▶ _Short problem_
Extract only the lines running from the top of the entries to the line that holds "import plotly.graph_objects as go". Include that line and omit the pictures.

Items from a data source

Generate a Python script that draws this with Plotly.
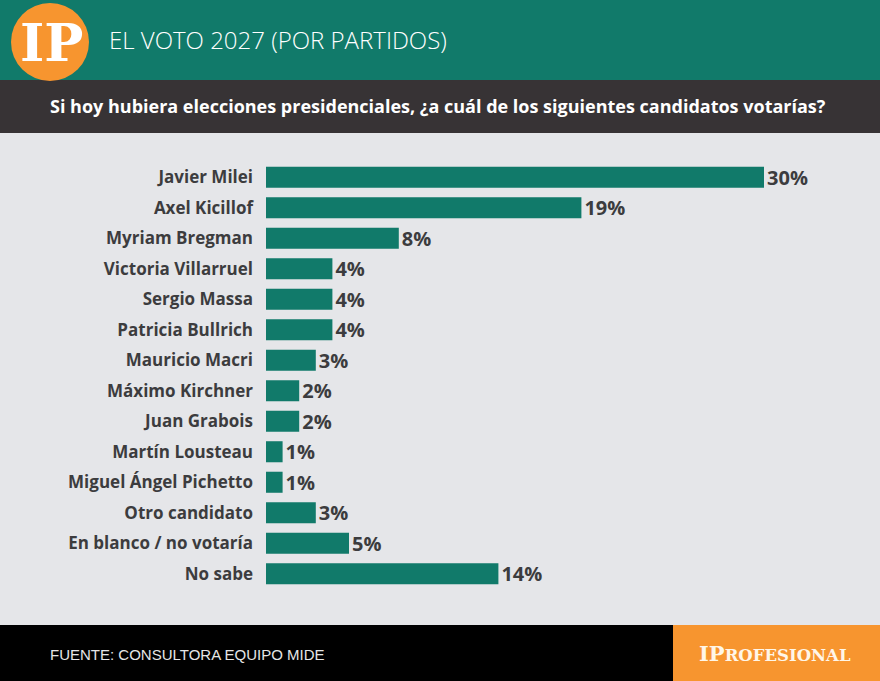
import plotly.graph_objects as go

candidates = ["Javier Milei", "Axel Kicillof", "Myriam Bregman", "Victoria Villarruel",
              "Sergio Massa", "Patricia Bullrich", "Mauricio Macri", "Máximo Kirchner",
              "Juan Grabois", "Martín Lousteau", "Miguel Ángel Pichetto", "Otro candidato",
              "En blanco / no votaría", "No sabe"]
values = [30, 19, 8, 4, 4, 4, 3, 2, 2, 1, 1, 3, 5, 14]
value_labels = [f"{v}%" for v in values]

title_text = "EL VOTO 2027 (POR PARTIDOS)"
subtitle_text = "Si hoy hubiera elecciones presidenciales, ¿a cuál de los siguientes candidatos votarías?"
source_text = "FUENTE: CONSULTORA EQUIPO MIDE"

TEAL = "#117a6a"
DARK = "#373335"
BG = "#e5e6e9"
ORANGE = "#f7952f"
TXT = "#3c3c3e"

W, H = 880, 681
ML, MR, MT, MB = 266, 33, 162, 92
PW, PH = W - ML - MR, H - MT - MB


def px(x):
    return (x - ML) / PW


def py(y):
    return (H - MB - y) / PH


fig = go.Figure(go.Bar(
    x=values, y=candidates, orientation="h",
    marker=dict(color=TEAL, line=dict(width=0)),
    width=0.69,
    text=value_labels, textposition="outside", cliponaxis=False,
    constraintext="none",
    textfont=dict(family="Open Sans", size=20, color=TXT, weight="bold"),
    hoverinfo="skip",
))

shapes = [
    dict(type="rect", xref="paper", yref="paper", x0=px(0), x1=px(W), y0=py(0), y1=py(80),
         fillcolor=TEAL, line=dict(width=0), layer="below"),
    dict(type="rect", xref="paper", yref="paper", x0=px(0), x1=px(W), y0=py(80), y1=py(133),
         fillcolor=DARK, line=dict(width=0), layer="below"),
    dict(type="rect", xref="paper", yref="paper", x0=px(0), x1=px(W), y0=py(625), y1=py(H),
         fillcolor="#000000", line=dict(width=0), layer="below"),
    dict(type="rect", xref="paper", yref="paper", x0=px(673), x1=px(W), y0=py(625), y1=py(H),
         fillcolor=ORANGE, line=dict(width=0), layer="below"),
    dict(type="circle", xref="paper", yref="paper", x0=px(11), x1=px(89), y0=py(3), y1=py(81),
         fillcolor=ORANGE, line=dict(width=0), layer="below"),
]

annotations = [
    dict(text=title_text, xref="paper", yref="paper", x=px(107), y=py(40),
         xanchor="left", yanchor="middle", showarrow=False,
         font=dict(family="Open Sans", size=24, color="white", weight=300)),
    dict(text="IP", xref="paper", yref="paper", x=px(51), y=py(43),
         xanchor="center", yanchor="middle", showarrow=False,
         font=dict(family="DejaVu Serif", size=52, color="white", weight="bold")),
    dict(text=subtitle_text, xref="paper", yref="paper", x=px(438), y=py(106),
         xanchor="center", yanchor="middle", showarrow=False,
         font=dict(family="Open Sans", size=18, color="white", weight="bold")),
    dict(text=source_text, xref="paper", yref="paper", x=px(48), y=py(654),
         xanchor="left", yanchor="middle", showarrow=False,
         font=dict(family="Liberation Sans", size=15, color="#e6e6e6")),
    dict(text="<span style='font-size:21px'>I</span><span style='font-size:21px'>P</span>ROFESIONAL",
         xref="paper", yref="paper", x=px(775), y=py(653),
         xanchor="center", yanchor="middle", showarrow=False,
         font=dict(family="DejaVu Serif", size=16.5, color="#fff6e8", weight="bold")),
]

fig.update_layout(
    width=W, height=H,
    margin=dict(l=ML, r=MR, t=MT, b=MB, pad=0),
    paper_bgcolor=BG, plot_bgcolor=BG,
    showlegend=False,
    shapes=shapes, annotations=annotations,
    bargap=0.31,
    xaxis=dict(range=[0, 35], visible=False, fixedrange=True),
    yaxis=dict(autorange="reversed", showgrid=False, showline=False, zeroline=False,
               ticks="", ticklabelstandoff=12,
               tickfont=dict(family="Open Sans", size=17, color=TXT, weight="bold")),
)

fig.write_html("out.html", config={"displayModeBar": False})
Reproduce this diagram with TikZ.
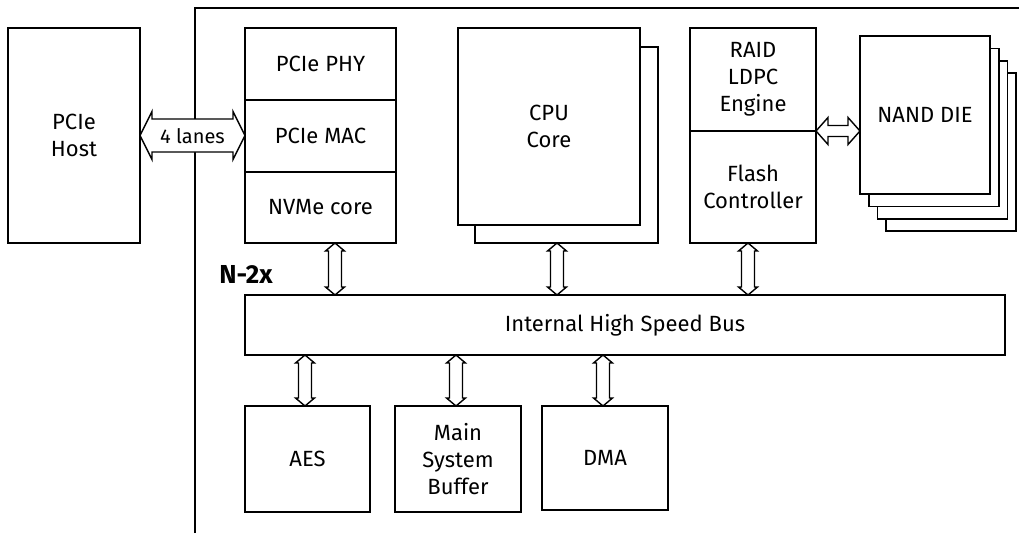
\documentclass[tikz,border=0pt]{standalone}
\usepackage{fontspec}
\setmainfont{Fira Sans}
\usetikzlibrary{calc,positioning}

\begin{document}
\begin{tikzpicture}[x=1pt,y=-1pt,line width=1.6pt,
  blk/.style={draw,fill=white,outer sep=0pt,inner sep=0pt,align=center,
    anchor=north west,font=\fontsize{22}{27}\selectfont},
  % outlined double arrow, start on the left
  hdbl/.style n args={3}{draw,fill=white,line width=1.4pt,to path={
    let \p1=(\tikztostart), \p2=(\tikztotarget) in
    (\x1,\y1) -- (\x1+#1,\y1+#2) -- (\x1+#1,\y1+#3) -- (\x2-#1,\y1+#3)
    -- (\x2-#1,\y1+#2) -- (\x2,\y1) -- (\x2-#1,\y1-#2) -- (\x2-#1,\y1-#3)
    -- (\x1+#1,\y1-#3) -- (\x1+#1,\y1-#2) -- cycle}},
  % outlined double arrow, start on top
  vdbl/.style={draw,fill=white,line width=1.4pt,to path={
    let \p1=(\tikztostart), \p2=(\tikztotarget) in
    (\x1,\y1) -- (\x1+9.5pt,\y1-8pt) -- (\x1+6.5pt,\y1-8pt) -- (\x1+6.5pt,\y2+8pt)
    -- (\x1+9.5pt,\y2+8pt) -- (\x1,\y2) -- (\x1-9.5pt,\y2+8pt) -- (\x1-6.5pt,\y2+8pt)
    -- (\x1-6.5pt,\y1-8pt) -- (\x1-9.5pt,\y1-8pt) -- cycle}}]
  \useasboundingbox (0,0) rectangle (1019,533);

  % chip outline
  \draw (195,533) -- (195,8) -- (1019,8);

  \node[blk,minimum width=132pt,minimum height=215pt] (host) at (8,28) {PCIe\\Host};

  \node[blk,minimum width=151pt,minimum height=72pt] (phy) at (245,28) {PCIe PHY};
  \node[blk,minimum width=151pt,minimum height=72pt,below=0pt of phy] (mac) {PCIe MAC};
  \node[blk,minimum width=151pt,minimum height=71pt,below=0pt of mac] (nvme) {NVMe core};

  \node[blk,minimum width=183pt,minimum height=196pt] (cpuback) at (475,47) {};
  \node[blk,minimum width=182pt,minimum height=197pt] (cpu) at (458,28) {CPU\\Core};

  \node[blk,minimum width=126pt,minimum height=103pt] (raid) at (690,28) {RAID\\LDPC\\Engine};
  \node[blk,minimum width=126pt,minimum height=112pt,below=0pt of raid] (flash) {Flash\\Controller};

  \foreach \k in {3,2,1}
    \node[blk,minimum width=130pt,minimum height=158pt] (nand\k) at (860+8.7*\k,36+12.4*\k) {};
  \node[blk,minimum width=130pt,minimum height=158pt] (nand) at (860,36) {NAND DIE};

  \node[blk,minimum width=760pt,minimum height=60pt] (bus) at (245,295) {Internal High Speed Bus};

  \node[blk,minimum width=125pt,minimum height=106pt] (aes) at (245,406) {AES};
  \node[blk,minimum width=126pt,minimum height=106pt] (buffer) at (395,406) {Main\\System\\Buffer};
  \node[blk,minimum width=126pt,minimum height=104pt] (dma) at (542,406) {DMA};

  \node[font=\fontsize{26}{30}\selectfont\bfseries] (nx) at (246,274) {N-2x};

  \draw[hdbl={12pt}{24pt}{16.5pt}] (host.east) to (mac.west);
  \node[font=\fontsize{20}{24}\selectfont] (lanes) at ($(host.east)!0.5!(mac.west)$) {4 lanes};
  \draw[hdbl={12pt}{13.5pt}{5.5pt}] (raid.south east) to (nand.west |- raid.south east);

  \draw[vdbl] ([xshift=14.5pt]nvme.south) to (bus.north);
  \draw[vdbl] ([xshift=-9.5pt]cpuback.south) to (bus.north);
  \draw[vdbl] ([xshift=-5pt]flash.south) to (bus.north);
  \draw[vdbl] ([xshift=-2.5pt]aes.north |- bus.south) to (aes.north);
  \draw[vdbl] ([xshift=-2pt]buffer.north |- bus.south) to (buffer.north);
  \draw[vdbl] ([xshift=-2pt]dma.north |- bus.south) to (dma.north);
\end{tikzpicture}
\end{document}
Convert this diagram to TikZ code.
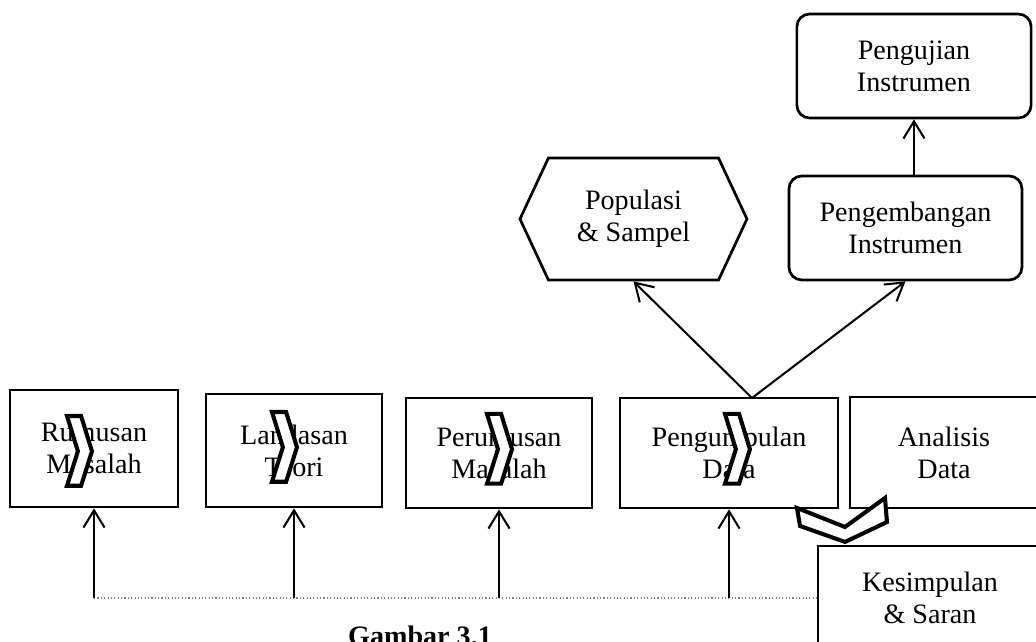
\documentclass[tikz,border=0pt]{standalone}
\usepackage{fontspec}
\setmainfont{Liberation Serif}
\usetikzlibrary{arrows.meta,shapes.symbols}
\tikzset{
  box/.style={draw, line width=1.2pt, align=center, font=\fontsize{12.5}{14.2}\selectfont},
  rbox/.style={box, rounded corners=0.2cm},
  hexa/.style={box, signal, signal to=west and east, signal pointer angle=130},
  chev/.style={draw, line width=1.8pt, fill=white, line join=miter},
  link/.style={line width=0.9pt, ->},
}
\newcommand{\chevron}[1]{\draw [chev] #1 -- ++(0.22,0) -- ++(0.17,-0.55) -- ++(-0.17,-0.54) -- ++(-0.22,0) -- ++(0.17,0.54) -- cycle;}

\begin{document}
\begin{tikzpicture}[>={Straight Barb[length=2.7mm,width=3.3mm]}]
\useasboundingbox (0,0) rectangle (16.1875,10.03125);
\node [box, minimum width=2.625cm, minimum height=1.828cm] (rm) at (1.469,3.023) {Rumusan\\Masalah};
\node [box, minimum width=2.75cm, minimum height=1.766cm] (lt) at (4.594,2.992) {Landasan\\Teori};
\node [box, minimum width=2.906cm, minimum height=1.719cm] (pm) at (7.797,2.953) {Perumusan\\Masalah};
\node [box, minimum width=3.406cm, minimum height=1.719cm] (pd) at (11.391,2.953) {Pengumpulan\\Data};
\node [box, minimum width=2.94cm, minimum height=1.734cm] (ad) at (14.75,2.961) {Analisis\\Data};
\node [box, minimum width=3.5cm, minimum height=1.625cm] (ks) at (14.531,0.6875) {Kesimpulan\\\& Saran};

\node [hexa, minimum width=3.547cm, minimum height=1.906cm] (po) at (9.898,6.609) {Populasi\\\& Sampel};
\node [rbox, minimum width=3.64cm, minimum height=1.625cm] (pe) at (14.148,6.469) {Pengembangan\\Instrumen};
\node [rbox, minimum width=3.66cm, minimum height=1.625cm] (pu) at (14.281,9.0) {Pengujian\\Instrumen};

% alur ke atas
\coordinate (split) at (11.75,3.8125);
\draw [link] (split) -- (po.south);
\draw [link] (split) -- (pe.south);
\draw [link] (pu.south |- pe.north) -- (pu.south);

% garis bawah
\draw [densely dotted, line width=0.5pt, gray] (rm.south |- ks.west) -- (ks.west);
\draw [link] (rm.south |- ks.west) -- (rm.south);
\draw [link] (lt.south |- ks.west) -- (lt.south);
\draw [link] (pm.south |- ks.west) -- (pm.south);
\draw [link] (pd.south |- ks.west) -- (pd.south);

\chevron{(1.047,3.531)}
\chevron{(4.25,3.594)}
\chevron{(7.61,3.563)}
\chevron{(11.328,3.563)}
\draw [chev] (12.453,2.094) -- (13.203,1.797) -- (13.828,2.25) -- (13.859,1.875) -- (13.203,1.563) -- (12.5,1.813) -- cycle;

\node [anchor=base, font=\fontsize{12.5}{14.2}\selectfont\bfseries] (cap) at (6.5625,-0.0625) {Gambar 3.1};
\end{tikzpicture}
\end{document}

▶ _Response to the exercise_
Generate a Python script that draws this with Plotly.
import plotly.graph_objects as go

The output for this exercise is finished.